Segment length is selected to be s = 5. (a1)-(e1) show the occurrence degrees of the states in the original and shuffled fGm series with H = 0.6, 0.65, 0.7, 0.75 and 0.8, respectively; (a2)-(e2) present the degree ratios for all the states (visibility graphs) in the series with H = 0.6, 0.65, 0.7, 0.75, and 0.8, respectively; (a3)-(e3) Relations of R/S versus n obtained from occurring position series of the motifs, from which one can find persistent behaviors of the motifs’ occurring along the series.

https://doi.org/10.1371/journal.pone.0143015.g003

From the patterns for shuffled networks (see Figs 2(a3)3(f3)), one can find that the distribution of the increment values alone can also lead to some hubs and strong links between some pairs of states. However, the network patterns for the shuffled series are significantly different with that for the original series. For instance, in the strong network of H = 0.65, the hubs 6(4), 7(5) and 57(6) form a directional transfer loop, while in the shuffling network the node 7(5) is replaced by the state 2(2). The findings from the original series are thus non-trivial, in that the values are series-element-order dependent rather than value distribution dependent.

Fig 3(a2)–3(e2) show the ratios between degrees of local states for the original series versus that in the shuffled ones, from which one can identify the leading motifs. For H = 0.65 the leading four motifs are the visibility graphs with ID numbers 41(20), 25(10), 7(5) and 3(23), while that for H = 0.75 are the visibility graphs with ID numbers 438(23), 10(6), 30(20) and 21(13). The top four motifs are called herein motif1, motif2, motif3 and motif4, respectively.

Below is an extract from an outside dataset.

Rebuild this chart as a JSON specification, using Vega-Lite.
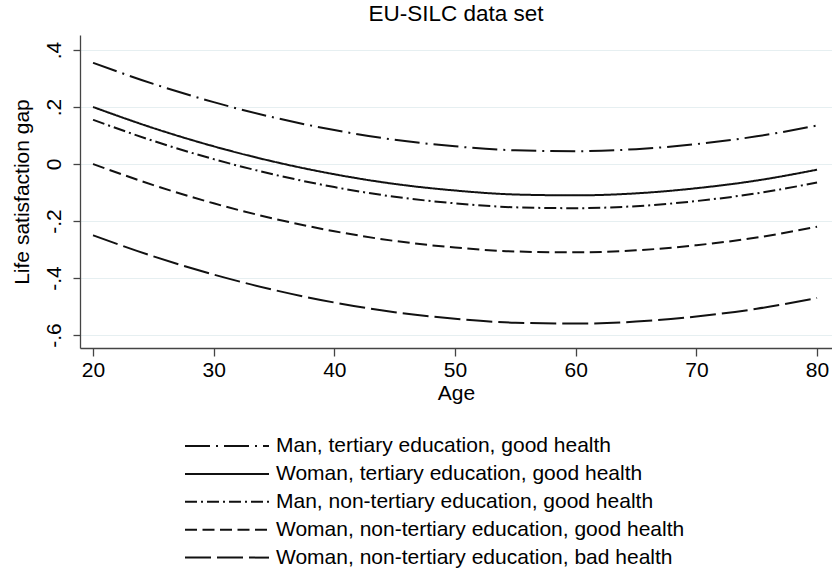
{
  "$schema": "https://vega.github.io/schema/vega-lite/v6.json",
  "autosize": {"type": "none"},
  "width": 752,
  "height": 313,
  "padding": {"left": 80, "top": 35, "right": 0, "bottom": 233},
  "background": "white",
  "config": {
    "view": {"stroke": null},
    "font": "Liberation Sans",
    "axis": {"labelFont": "Liberation Sans", "titleFont": "Liberation Sans", "labelColor": "#000", "titleColor": "#000", "titleFontWeight": "normal"},
    "legend": {"labelFont": "Liberation Sans", "labelColor": "#000"}
  },
  "title": {"text": "EU-SILC data set", "fontSize": 22.5, "fontWeight": "normal", "font": "Liberation Sans", "color": "#000", "anchor": "middle", "baseline": "bottom", "offset": -13},
  "data": {"values": [
    {"age": 20, "gap": 0.355, "group": "Man, tertiary education, good health"},
    {"age": 25, "gap": 0.281, "group": "Man, tertiary education, good health"},
    {"age": 30, "gap": 0.217, "group": "Man, tertiary education, good health"},
    {"age": 35, "gap": 0.163, "group": "Man, tertiary education, good health"},
    {"age": 40, "gap": 0.119, "group": "Man, tertiary education, good health"},
    {"age": 45, "gap": 0.085, "group": "Man, tertiary education, good health"},
    {"age": 50, "gap": 0.062, "group": "Man, tertiary education, good health"},
    {"age": 55, "gap": 0.048, "group": "Man, tertiary education, good health"},
    {"age": 60, "gap": 0.045, "group": "Man, tertiary education, good health"},
    {"age": 65, "gap": 0.052, "group": "Man, tertiary education, good health"},
    {"age": 70, "gap": 0.070, "group": "Man, tertiary education, good health"},
    {"age": 75, "gap": 0.097, "group": "Man, tertiary education, good health"},
    {"age": 80, "gap": 0.135, "group": "Man, tertiary education, good health"},
    {"age": 20, "gap": 0.200, "group": "Woman, tertiary education, good health"},
    {"age": 25, "gap": 0.126, "group": "Woman, tertiary education, good health"},
    {"age": 30, "gap": 0.062, "group": "Woman, tertiary education, good health"},
    {"age": 35, "gap": 0.008, "group": "Woman, tertiary education, good health"},
    {"age": 40, "gap": -0.036, "group": "Woman, tertiary education, good health"},
    {"age": 45, "gap": -0.070, "group": "Woman, tertiary education, good health"},
    {"age": 50, "gap": -0.093, "group": "Woman, tertiary education, good health"},
    {"age": 55, "gap": -0.107, "group": "Woman, tertiary education, good health"},
    {"age": 60, "gap": -0.110, "group": "Woman, tertiary education, good health"},
    {"age": 65, "gap": -0.103, "group": "Woman, tertiary education, good health"},
    {"age": 70, "gap": -0.085, "group": "Woman, tertiary education, good health"},
    {"age": 75, "gap": -0.058, "group": "Woman, tertiary education, good health"},
    {"age": 80, "gap": -0.020, "group": "Woman, tertiary education, good health"},
    {"age": 20, "gap": 0.155, "group": "Man, non-tertiary education, good health"},
    {"age": 25, "gap": 0.081, "group": "Man, non-tertiary education, good health"},
    {"age": 30, "gap": 0.017, "group": "Man, non-tertiary education, good health"},
    {"age": 35, "gap": -0.037, "group": "Man, non-tertiary education, good health"},
    {"age": 40, "gap": -0.081, "group": "Man, non-tertiary education, good health"},
    {"age": 45, "gap": -0.115, "group": "Man, non-tertiary education, good health"},
    {"age": 50, "gap": -0.138, "group": "Man, non-tertiary education, good health"},
    {"age": 55, "gap": -0.152, "group": "Man, non-tertiary education, good health"},
    {"age": 60, "gap": -0.155, "group": "Man, non-tertiary education, good health"},
    {"age": 65, "gap": -0.148, "group": "Man, non-tertiary education, good health"},
    {"age": 70, "gap": -0.130, "group": "Man, non-tertiary education, good health"},
    {"age": 75, "gap": -0.103, "group": "Man, non-tertiary education, good health"},
    {"age": 80, "gap": -0.065, "group": "Man, non-tertiary education, good health"},
    {"age": 20, "gap": 0.000, "group": "Woman, non-tertiary education, good health"},
    {"age": 25, "gap": -0.074, "group": "Woman, non-tertiary education, good health"},
    {"age": 30, "gap": -0.138, "group": "Woman, non-tertiary education, good health"},
    {"age": 35, "gap": -0.192, "group": "Woman, non-tertiary education, good health"},
    {"age": 40, "gap": -0.236, "group": "Woman, non-tertiary education, good health"},
    {"age": 45, "gap": -0.270, "group": "Woman, non-tertiary education, good health"},
    {"age": 50, "gap": -0.293, "group": "Woman, non-tertiary education, good health"},
    {"age": 55, "gap": -0.307, "group": "Woman, non-tertiary education, good health"},
    {"age": 60, "gap": -0.310, "group": "Woman, non-tertiary education, good health"},
    {"age": 65, "gap": -0.303, "group": "Woman, non-tertiary education, good health"},
    {"age": 70, "gap": -0.285, "group": "Woman, non-tertiary education, good health"},
    {"age": 75, "gap": -0.258, "group": "Woman, non-tertiary education, good health"},
    {"age": 80, "gap": -0.220, "group": "Woman, non-tertiary education, good health"},
    {"age": 20, "gap": -0.250, "group": "Woman, non-tertiary education, bad health"},
    {"age": 25, "gap": -0.324, "group": "Woman, non-tertiary education, bad health"},
    {"age": 30, "gap": -0.388, "group": "Woman, non-tertiary education, bad health"},
    {"age": 35, "gap": -0.442, "group": "Woman, non-tertiary education, bad health"},
    {"age": 40, "gap": -0.486, "group": "Woman, non-tertiary education, bad health"},
    {"age": 45, "gap": -0.520, "group": "Woman, non-tertiary education, bad health"},
    {"age": 50, "gap": -0.543, "group": "Woman, non-tertiary education, bad health"},
    {"age": 55, "gap": -0.557, "group": "Woman, non-tertiary education, bad health"},
    {"age": 60, "gap": -0.560, "group": "Woman, non-tertiary education, bad health"},
    {"age": 65, "gap": -0.553, "group": "Woman, non-tertiary education, bad health"},
    {"age": 70, "gap": -0.535, "group": "Woman, non-tertiary education, bad health"},
    {"age": 75, "gap": -0.508, "group": "Woman, non-tertiary education, bad health"},
    {"age": 80, "gap": -0.470, "group": "Woman, non-tertiary education, bad health"}
  ]},
  "mark": {"type": "line", "interpolate": "monotone", "color": "#111", "strokeWidth": 2},
  "encoding": {
    "x": {
      "field": "age", "type": "quantitative",
      "scale": {"domain": [18.92, 81.24], "nice": false, "zero": false},
      "axis": {
        "title": "Age", "titleFontSize": 21, "titlePadding": 2,
        "values": [20, 30, 40, 50, 60, 70, 80], "grid": false,
        "labelFontSize": 21, "labelPadding": 3, "tickSize": 8,
        "domainColor": "#444", "domainWidth": 1.3, "tickColor": "#444", "tickWidth": 1.3
      }
    },
    "y": {
      "field": "gap", "type": "quantitative",
      "scale": {"domain": [-0.6456, 0.4526], "nice": false, "zero": false},
      "axis": {
        "title": "Life satisfaction gap", "titleFontSize": 21, "titlePadding": 11,
        "values": [-0.6, -0.4, -0.2, 0, 0.2, 0.4],
        "labelExpr": "datum.value == 0 ? '0' : (datum.value < 0 ? '-' : '') + '.' + format(round(abs(datum.value) * 10), 'd')",
        "labelAngle": -90, "labelAlign": "center", "labelBaseline": "bottom",
        "labelFontSize": 21, "labelPadding": 9, "tickSize": 7,
        "grid": true, "gridColor": "#e6eff1", "gridWidth": 1,
        "domainColor": "#444", "domainWidth": 1.3, "tickColor": "#444", "tickWidth": 1.3
      }
    },
    "strokeDash": {
      "field": "group", "type": "nominal",
      "scale": {
        "domain": [
          "Man, tertiary education, good health",
          "Woman, tertiary education, good health",
          "Man, non-tertiary education, good health",
          "Woman, non-tertiary education, good health",
          "Woman, non-tertiary education, bad health"
        ],
        "range": [[25, 6, 2, 6], [1, 0], [12, 4, 2, 4], [12, 5.5], [26, 6]]
      },
      "legend": {
        "title": null, "orient": "none", "legendX": 135.5, "legendY": 399.5,
        "direction": "vertical", "padding": 0,
        "symbolType": "M-4,0L4,0", "symbolSize": 441, "symbolStrokeWidth": 2, "symbolStrokeColor": "#111",
        "labelFontSize": 21, "labelOffset": 37.5, "rowPadding": 5.9, "labelLimit": 500
      }
    }
  }
}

A natural question is, do the motifs occur randomly along the time series or not? To understand this, we extract the occurring positions of the motifs. The positions for each motif form a time series. We then use the re-scaled range analysis to ascertain the long-term memory behavior in the position series as shown in Fig 3(a3)–3(e3). The identified motifs display the existence of fractal nature. This is exhibited by the existence of power-law behaviors in the relations between R/S versus n of the motifs. For H = 0.65, the scaling exponent for motif3 (the state 7(5)) is δ = 0.60, and for H = 0.75 that of motif3 (the state 30(20)) is δ = 0.69. If we consider only the maximum value δm among all the values of scaling exponent for each specified H ∈ [0.5, 1], we have δm = 0.63, 0.60, 0.62, 0.69, 0.74 corresponding to H = 0.6, 0.65, 0.70, 0.75, 0.8. One can find that the maximum value of scaling exponent has a positive cross-correlation with H, however, a reliable conclusion requires much more works to be done.

Stock market series.

Fig 4(a1)–4(a3) and 4(b1)–4(b3) present the state transfer networks, the strong networks, and the shuffled networks for the stock markets S&P500 and Nasdaq respectively. Self-links are observed in states with id 80(13) and 7(20) for the Nasdaq stock index and 29(13) and 115(20) for S&P500 stock index, and disappear in the subsequent strong and shuffled networks. Out of the possible 3737 occurrences, this self reference is observed 12 times for 80(13), 13 times for 7(20) both in Nasdaq; and 7 and 10 times respectively for the two cases of S&P500. Since stock markets are highly dynamic and controlled by various market forces, it is unexpected for a certain state to persist for long hence these weak occurrences are real and acceptable within these networks.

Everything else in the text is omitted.